A transformação significativa de uma comunidade precisa envolver vários setores. O eixo 2, Colaboração Intersetorial, busca justamente enfatizar a necessidade de juntá- los de forma coordenada. “A força da FEAC é sua capacidade de agregar, de trazer agentes públicos, Prefeitura, concessionárias de serviços, rede de autarquias – enfim, vários atores para ajudar a resolver questões que dependem muitas vezes de ações
que não seriam possíveis apenas com a rede que está instalada num determinado território”, diz Françoise Trapenard.
A parceria pode se dar junto a governos, a fim de aumentar a capacidade de influenciar políticas públicas, ações e destinação de recursos para projetos de desenvolvimento territorial; empresas, por meio de apoio financeiro a projetos ou parcerias; academia, para contribuição em diagnósticos, mapeamentos, estudos,
construção de indicadores e registro de metodologias que deram certo, e sociedade civil, com a mobilização para causas sociais, participação em comissões e conselhos municipais, ocupação de espaços de planejamento e decisão.

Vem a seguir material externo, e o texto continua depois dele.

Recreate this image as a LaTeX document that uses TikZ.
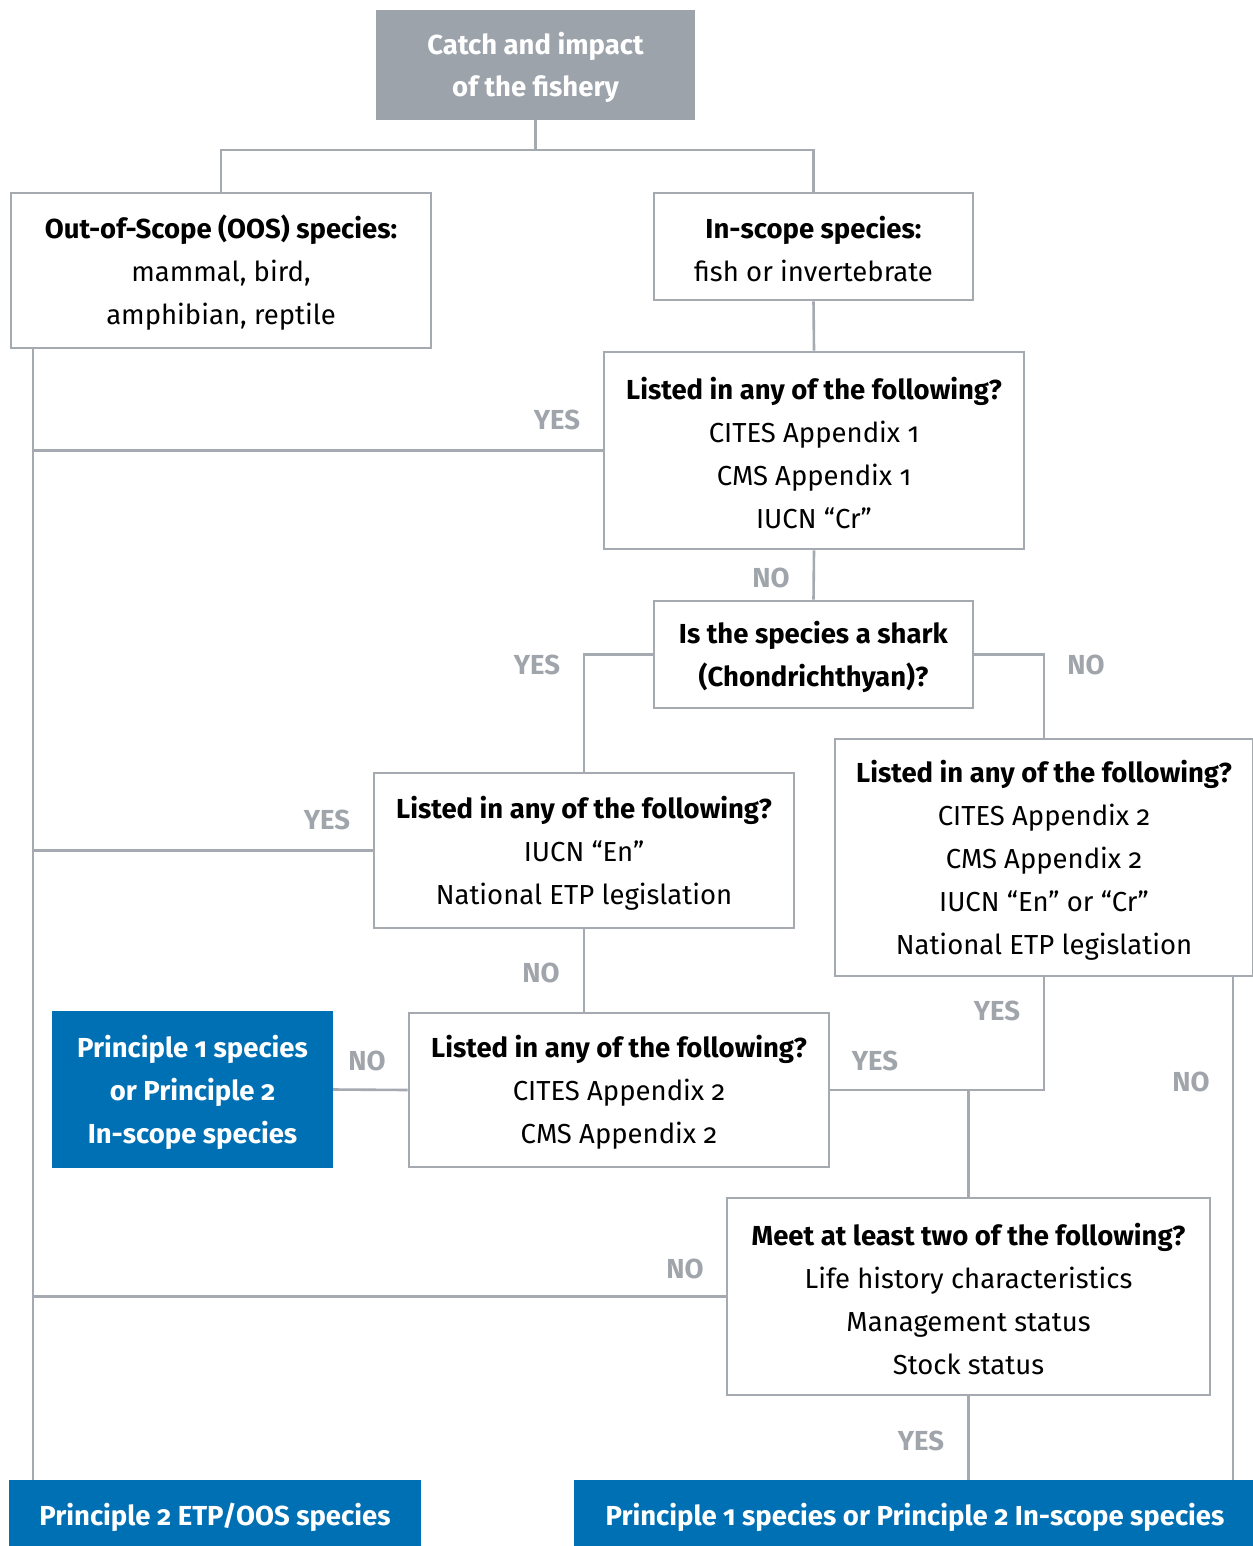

O fortalecimento das organizações da sociedade civil e a ampliação e intensificação das parcerias serão preferencialmente voltados para o apoio sistemático e articulado a regiões específicas – é o que se chama, no setor, de desenvolvimento territorial, objetivo do eixo 3. O aporte a projetos temáticos continua, mas o objetivo é ter uma visão abrangente das dificuldades de cada área para poder melhorar os indicadores dos locais mais vulneráveis de Campinas em áreas como educação, mobilidade, urbanismo, saúde e segurança.
“A gente tem que ser capaz de mostrar que, sim, é possível romper o ciclo da vulnerabilidade agindo de forma sistemática e intencional, juntando diversos atores, usando as forças dos territórios, porque neles não há só debilidades”, afirma Françoise Trapenard. “De território em território, vamos pouco a pouco promover o bem-estar na cidade de Campinas.”
A atuação neste eixo vai envolver, entre outros pontos, entender o território (por meio de consultorias, estudos técnicos, processos participativos e mapeamento de equipamentos, serviços públicos, organizações, redes sociais e lideranças), além de conectar entidades e iniciativas locais para que os serviços se complementem e atendam de forma mais ampla as necessidades de cada região.
O objetivo é transformar junto com as comunidades, por meio da criação de espaços de participação para identificar carências e soluções, e para gerir e executar projetos. “Um dos maiores equívocos é chegar a um território vulnerável e achar que sabe do que eles precisam. O que você tem de fazer é construir junto com a população, para ela se apropriar daquilo”, afirma Renato Nahas. “A transformação vem daí: ouvir as
pessoas, identificar prioridades junto com a comunidade para que participem do processo e articular para que tenham acesso aos serviços públicos.”
A FEAC vai começar ainda neste ano a implantar um projeto inovador e de longo prazo: elaborar um plano de desenvolvimento sustentável em uma região específica da cidade. “Outros territórios não serão abandonados, vamos continuar atuando neles, mas queremos criar um case”, diz Nahas.